I understand, but in principle that's what every rasterizer does. Well, not all do it as correctly or precisely as they could, but the principle is the same.
I believe that existing rasterizers for 2d graphics use either pixel coverage or super sampling. Please point me to some reference if I'm wrong.
Applying a real filter to a continuous ("analog") function and then sampling is something quite different.
From what I can see you seem to be doing it quite precisely, but this is definitely not trivial, at least if you also want it to be fast. Thus my question about the precise method used.

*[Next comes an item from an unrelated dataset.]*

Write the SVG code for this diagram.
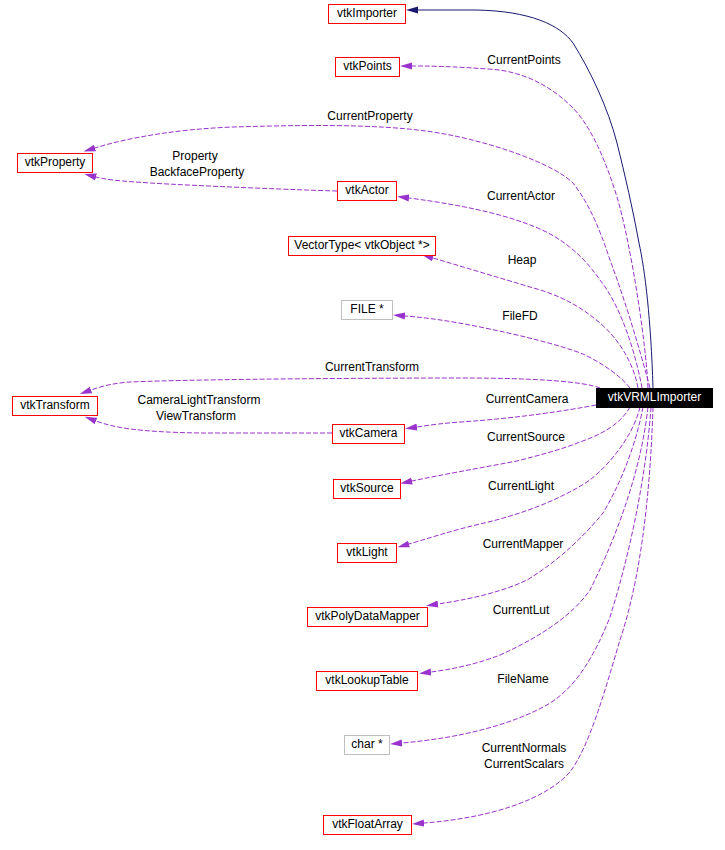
<svg xmlns="http://www.w3.org/2000/svg" width="725" height="850" viewBox="0 0 725 850">
<style>
text{font-family:"Liberation Sans",Arial,sans-serif;font-size:12px;fill:#000}
.n{text-anchor:middle}
.box{fill:#fff;stroke:#ff0000;stroke-width:1}
.gbox{fill:#fff;stroke:#bfbfbf;stroke-width:1}
.e{fill:none;stroke:#9a32cd;stroke-width:1;stroke-dasharray:5,2}
.inh{fill:none;stroke:#191970;stroke-width:1}
.lbl{text-anchor:middle}
</style>
<defs>
<marker id="ap" markerUnits="userSpaceOnUse" markerWidth="12" markerHeight="8" viewBox="0 0 12 8" refX="0" refY="4" orient="auto"><path d="M0,0.5 L12,4 L0,7.5 z" fill="#9a32cd"/></marker>
<marker id="an" markerUnits="userSpaceOnUse" markerWidth="12" markerHeight="8" viewBox="0 0 12 8" refX="0" refY="4" orient="auto"><path d="M0,0.5 L12,4 L0,7.5 z" fill="#191970"/></marker>
</defs>
<rect width="725" height="850" fill="#fff"/>
<g id="edges">
<path class="inh" marker-end="url(#an)" d="M653,388 C651,320 645,270 639,243 C633,210 625,175 617,143 C608,108 590,70 573,43 C560,25 530,11 476,10 L418,10"/>
<path class="e" marker-end="url(#ap)" d="M648,388 C646,340 630,240 617,197 C605,158 590,125 572,107 C550,85 520,70 487,69 C460,67 440,66 412,66"/>
<path class="e" marker-end="url(#ap)" d="M650,388 C640,350 625,300 610,260 C600,230 590,205 573,183 C555,165 500,145 450,135 C400,125 333,124 233,127 C180,129 130,137 95,148"/>
<path class="e" marker-end="url(#ap)" d="M337,191 C300,190 200,186 150,183 C120,181 108,180 96,177"/>
<path class="e" marker-end="url(#ap)" d="M642,388 C635,350 620,305 600,280 C585,258 565,240 540,229 C510,216 470,206 409,198"/>
<path class="e" marker-end="url(#ap)" d="M638,388 C634,365 620,340 600,323 C580,306 560,295 530,287 C500,278 460,266 433,258"/>
<path class="e" marker-end="url(#ap)" d="M630,388 C620,375 600,362 583,354 C560,345 520,335 480,327 C450,321 430,318 405,316"/>
<path class="e" marker-end="url(#ap)" d="M600,388 C585,382 540,378 461,378 C380,378 200,379 130,382 C115,383 102,386 91,390"/>
<path class="e" marker-end="url(#ap)" d="M332,433 L200,433 C140,432 115,428 96,421"/>
<path class="e" marker-end="url(#ap)" d="M596,405 C570,410 520,418 461,422 C445,423 430,425 417,427"/>
<path class="e" marker-end="url(#ap)" d="M630,407 C620,425 600,435 580,442 C560,450 540,455 517,461 C480,468 440,475 412,481"/>
<path class="e" marker-end="url(#ap)" d="M640,407 C635,430 615,460 590,480 C560,500 520,515 480,524 C450,531 430,538 409,544"/>
<path class="e" marker-end="url(#ap)" d="M643,407 C636,445 620,485 603,513 C585,535 560,560 527,580 C500,593 465,600 438,604"/>
<path class="e" marker-end="url(#ap)" d="M648,407 C640,480 610,550 590,590 C575,612 545,635 500,655 C480,663 455,669 431,672"/>
<path class="e" marker-end="url(#ap)" d="M651,407 C646,480 628,560 610,617 C595,655 575,690 545,706 C510,725 460,738 402,743"/>
<path class="e" marker-end="url(#ap)" d="M653,407 C650,500 640,580 620,640 C605,690 590,745 570,772 C545,800 490,818 424,823"/>
<text class="lbl" x="524" y="64">CurrentPoints</text>
<text class="lbl" x="370" y="120">CurrentProperty</text>
<text class="lbl" x="195" y="160">Property</text>
<text class="lbl" x="197" y="176">BackfaceProperty</text>
<text class="lbl" x="521" y="200">CurrentActor</text>
<text class="lbl" x="522" y="264">Heap</text>
<text class="lbl" x="520" y="320">FileFD</text>
<text class="lbl" x="372" y="371">CurrentTransform</text>
<text class="lbl" x="199" y="404">CameraLightTransform</text>
<text class="lbl" x="196" y="420">ViewTransform</text>
<text class="lbl" x="527" y="403">CurrentCamera</text>
<text class="lbl" x="526" y="441">CurrentSource</text>
<text class="lbl" x="521" y="490">CurrentLight</text>
<text class="lbl" x="523" y="548">CurrentMapper</text>
<text class="lbl" x="521" y="614">CurrentLut</text>
<text class="lbl" x="523" y="683">FileName</text>
<text class="lbl" x="524" y="752">CurrentNormals</text>
<text class="lbl" x="524" y="768">CurrentScalars</text>
</g>
<g id="vtkVRMLImporter"><rect x="596.5" y="388.5" width="116" height="19" fill="#000" stroke="#000"/><text class="n" x="654.5" y="401" style="fill:#fff">vtkVRMLImporter</text></g>
<g id="vtkImporter"><rect class="box" x="328.5" y="4.5" width="77" height="19"/><text class="n" x="367" y="17">vtkImporter</text></g>
<g id="vtkPoints"><rect class="box" x="335.5" y="57.5" width="64" height="19"/><text class="n" x="367.5" y="70">vtkPoints</text></g>
<g id="vtkProperty"><rect class="box" x="17.5" y="153.5" width="75" height="19"/><text class="n" x="55" y="166">vtkProperty</text></g>
<g id="vtkActor"><rect class="box" x="337.5" y="181.5" width="59" height="19"/><text class="n" x="367" y="194">vtkActor</text></g>
<g id="VectorType"><rect class="box" x="288.5" y="236.5" width="147" height="19"/><text class="n" x="362" y="249">VectorType&lt; vtkObject *&gt;</text></g>
<g id="FILE"><rect class="gbox" x="341.5" y="300.5" width="51" height="19"/><text class="n" x="367" y="313">FILE *</text></g>
<g id="vtkTransform"><rect class="box" x="12.5" y="396.5" width="85" height="19"/><text class="n" x="55" y="409">vtkTransform</text></g>
<g id="vtkCamera"><rect class="box" x="332.5" y="424.5" width="72" height="19"/><text class="n" x="368.5" y="437">vtkCamera</text></g>
<g id="vtkSource"><rect class="box" x="333.5" y="479.5" width="67" height="19"/><text class="n" x="367" y="492">vtkSource</text></g>
<g id="vtkLight"><rect class="box" x="337.5" y="543.5" width="59" height="19"/><text class="n" x="367" y="556">vtkLight</text></g>
<g id="vtkPolyDataMapper"><rect class="box" x="307.5" y="607.5" width="120" height="19"/><text class="n" x="367.5" y="620">vtkPolyDataMapper</text></g>
<g id="vtkLookupTable"><rect class="box" x="316.5" y="671.5" width="101" height="19"/><text class="n" x="367" y="684">vtkLookupTable</text></g>
<g id="char"><rect class="gbox" x="344.5" y="735.5" width="45" height="19"/><text class="n" x="367" y="748">char *</text></g>
<g id="vtkFloatArray"><rect class="box" x="323.5" y="815.5" width="88" height="19"/><text class="n" x="367.5" y="828">vtkFloatArray</text></g>
</svg>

No, it is not trivial. It took me about a year to come up with the basic ideas, and about 2 additional years to reach the current status. This is the result of 3 years of unpaid work, and even if I want it all to be eventually in the public domain / MIT license (as appropriate), first I need: 1) Publish it with proper author attribution. It might be in a good magazine, or it might be as a Ph.D. thesis. Both require the work to be unpublished before. 2) Secure it in the public domain, so "bad guys" can't patent it. 3) Make some money, to be able to keep working on interesting stuff. This could be done by selling consulting services to someone interested in my work, provided they don't want to restrict what I can do with it.
When I have these worked out (and I welcome help and suggestions from you guys!), I'll be able to make it all available without restrictions.
Also, you show a demo of an image where the seams are not shown. Did you render the all objects to the same buffer or are you able to composite them seamlessly (without having problems with overlaps). And in either case, how did you make this efficient.
I rendered all the objects to an intermediate buffer and later I clean it. This is another part that should be properly published before fully disclosing it.
BTW, why is there also a color difference between your images and Inkscape.
There should be none. Where do you see it?
For example the lion demo on your site. The two versions have very clearly different colors on my monitor. (Perhaps there's an issue with gamma or color profile settings...)
Oh, yes! I needed to check the numeric values. It seems my rgb values are slightly higher. I was using float arithmetic when blending, but recently did an integer only version for speed. It seems I wasn't careful enough when rounding. Thanks for pointing it out! I hope to fix the bug and the samples tomorrow.